OBJECTIVE: Previous treatment trials have found that approximately one third of depressed patients have persistent symptoms. We examined whether depression severity, comorbid psychiatric illness, and personality factors might play a role in this lack of response.
DESIGN: Randomized trial of a stepped collaborative care intervention versus usual care.
SETTING: HMO in Seattle, Wash.
PATIENTS: Patients with major depression were stratified into severe (N = 149) and mild to moderate depression (N = 79) groups prior to randomization.
INTERVENTIONS: A multifaceted intervention targeting patient, physician, and process of care, using collaborative management by a psychiatrist and primary care physician.
MEASUREMENTS AND MAIN RESULTS: Patients with more severe depression had a higher risk for panic disorder (odds ratio [OR], 5.8), loneliness (OR, 2.6), and childhood emotional abuse (OR, 2.1). Among those with less severe depression, intervention patients showed significantly improved depression outcomes over time compared with those in usual care (z = −3.06, P < .002); however, this difference was not present in the more severely depressed groups (z = 0.61, NS). Although the group with severe depression showed differences between the intervention and control groups from baseline to 3 months that were similar to the group with less severe depression (during the acute phase of the intervention), these differences disappeared by 6 months.
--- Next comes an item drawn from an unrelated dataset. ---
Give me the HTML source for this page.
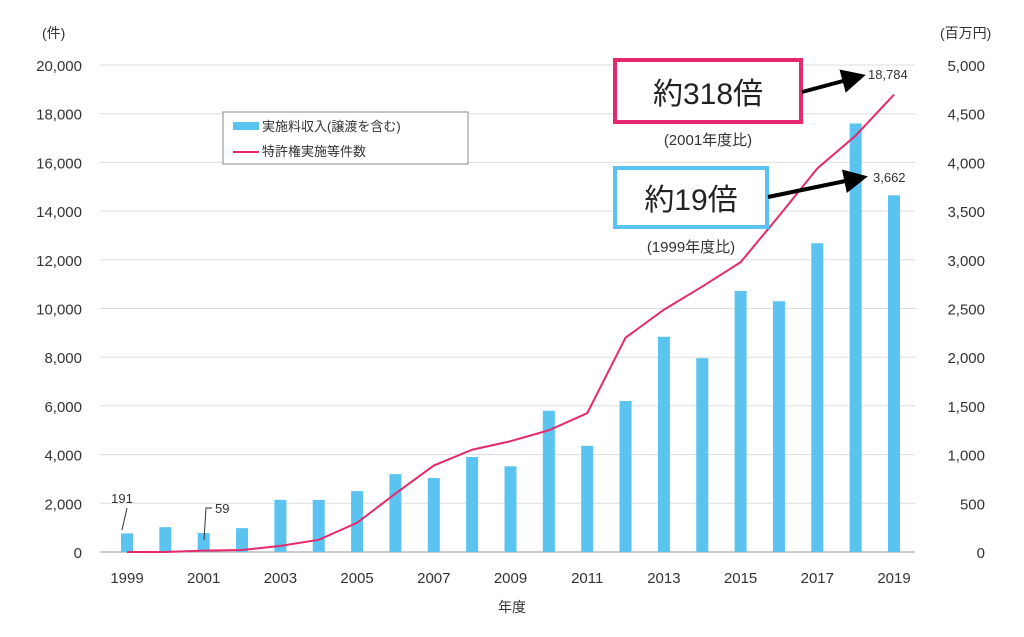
<!DOCTYPE html>
<html><head><meta charset="utf-8"><style>
body{margin:0;background:#fff;width:1024px;height:632px;overflow:hidden;font-family:"Liberation Sans","Noto Sans CJK JP",sans-serif}
svg text{font-family:"Liberation Sans","Noto Sans CJK JP",sans-serif}
</style></head><body>
<svg id="c" width="1024" height="632"></svg>
<script>
const years=[1999,2000,2001,2002,2003,2004,2005,2006,2007,2008,2009,2010,2011,2012,2013,2014,2015,2016,2017,2018,2019];
const income=[191,255,195,245,535,535,625,800,760,975,880,1450,1090,1550,2210,1990,2680,2575,3170,4400,3662];
const counts=[0,0,59,80,250,500,1200,2400,3550,4200,4550,5000,5700,8800,9950,10900,11900,13800,15750,17100,18784];
const leftTicks=[0,2000,4000,6000,8000,10000,12000,14000,16000,18000,20000];
const rightTicks=[0,500,1000,1500,2000,2500,3000,3500,4000,4500,5000];
const xLabels=[1999,2001,2003,2005,2007,2009,2011,2013,2015,2017,2019];
const NS="http://www.w3.org/2000/svg",svg=document.getElementById('c');
function el(t,a,p){const e=document.createElementNS(NS,t);for(const k in a)e.setAttribute(k,a[k]);(p||svg).appendChild(e);return e;}
const y0=552,h=487;
const xS=yr=>127+(yr-1999)*38.35;
const yL=v=>y0-v/20000*h;
const yR=v=>y0-v/5000*h;
leftTicks.forEach((t,i)=>{
 const g=el('line',{x1:100,x2:915,y1:yL(t),y2:yL(t),stroke:t==0?'#999':'#ddd','stroke-width':1});
 
 const a=el('text',{x:82,y:yL(t)+6,'text-anchor':'end','font-size':15,fill:'#333'});a.textContent=t.toLocaleString('en-US');
 
});
rightTicks.forEach(t=>{
 const a=el('text',{x:985,y:yR(t)+6,'text-anchor':'end','font-size':15,fill:'#333'});a.textContent=t.toLocaleString('en-US');
 
});
xLabels.forEach(t=>{
 const a=el('text',{x:xS(t),y:583,'text-anchor':'middle','font-size':15,fill:'#333'});a.textContent=t;
 
});
years.forEach((yr,i)=>{
 const b=el('rect',{x:xS(yr)-6,y:yR(income[i]),width:12,height:y0-yR(income[i]),fill:'#5bc3f0'});
 
});
const ln=el('polyline',{points:years.map((yr,i)=>xS(yr)+','+yL(counts[i])).join(' '),fill:'none',stroke:'#e6296e','stroke-width':2});

function txt(x,y,s,fs,name,anchor,fill){const a=el('text',{x:x,y:y,'font-size':fs,'text-anchor':anchor||'start',fill:fill||'#333'});a.textContent=s;return a;}
txt(42,38,'(件)',14,'left-axis-unit');
txt(940,38,'(百万円)',14,'right-axis-unit');
txt(512,612,'年度',14,'x-axis-title','middle');
txt(122,503,'191',13,'label-191','middle');
el('line',{x1:127,y1:508,x2:122,y2:530,stroke:'#333'});
txt(215,513,'59',13,'label-59');
el('polyline',{points:'212,508 206,508 204,540',fill:'none',stroke:'#333'});
// legend
const lg=el('rect',{x:223,y:112,width:245,height:52,fill:'#fff',stroke:'#888'});
el('rect',{x:233,y:122,width:26,height:8,fill:'#5bc3f0'});
txt(262,131,'実施料収入(譲渡を含む)',13,'legend-income');
el('line',{x1:233,x2:259,y1:152,y2:152,stroke:'#e6296e','stroke-width':2});
txt(262,156,'特許権実施等件数',13,'legend-count');
// callouts
const p=el('rect',{x:615,y:60,width:186,height:62,fill:'#fff',stroke:'#e6296e','stroke-width':4});
txt(708,104,'約318倍',30,'callout-318-text','middle','#222');
txt(708,145,'(2001年度比)',15,'callout-318-note','middle');
const q=el('rect',{x:615,y:168,width:152,height:59,fill:'#fff',stroke:'#5bc3f0','stroke-width':4});
txt(691,210,'約19倍',30,'callout-19-text','middle','#222');
txt(691,252,'(1999年度比)',15,'callout-19-note','middle');
el('defs',{}).innerHTML='<marker id="ar" markerWidth="6" markerHeight="6" refX="4" refY="3" orient="auto"><path d="M0,0 L6,3 L0,6 z" fill="#000"/></marker>';
el('line',{x1:802,y1:92,x2:858,y2:77,stroke:'#000','stroke-width':4,'marker-end':'url(#ar)'});
el('line',{x1:768,y1:197,x2:860,y2:178,stroke:'#000','stroke-width':4,'marker-end':'url(#ar)'});
txt(868,79,'18,784',13,'label-18784');
txt(873,182,'3,662',13,'label-3662');
</script>
</body></html>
CONCLUSIONS: Initial depression severity, comorbid panic disorder, and other psychosocial vulnerabilities were associated with a decreased response to the collaborative care intervention. Although the intervention was appropriate for patients with moderate depression, individuals with higher levels of depression may require a longer continuation phase of therapy in order to achieve optimal depression outcomes.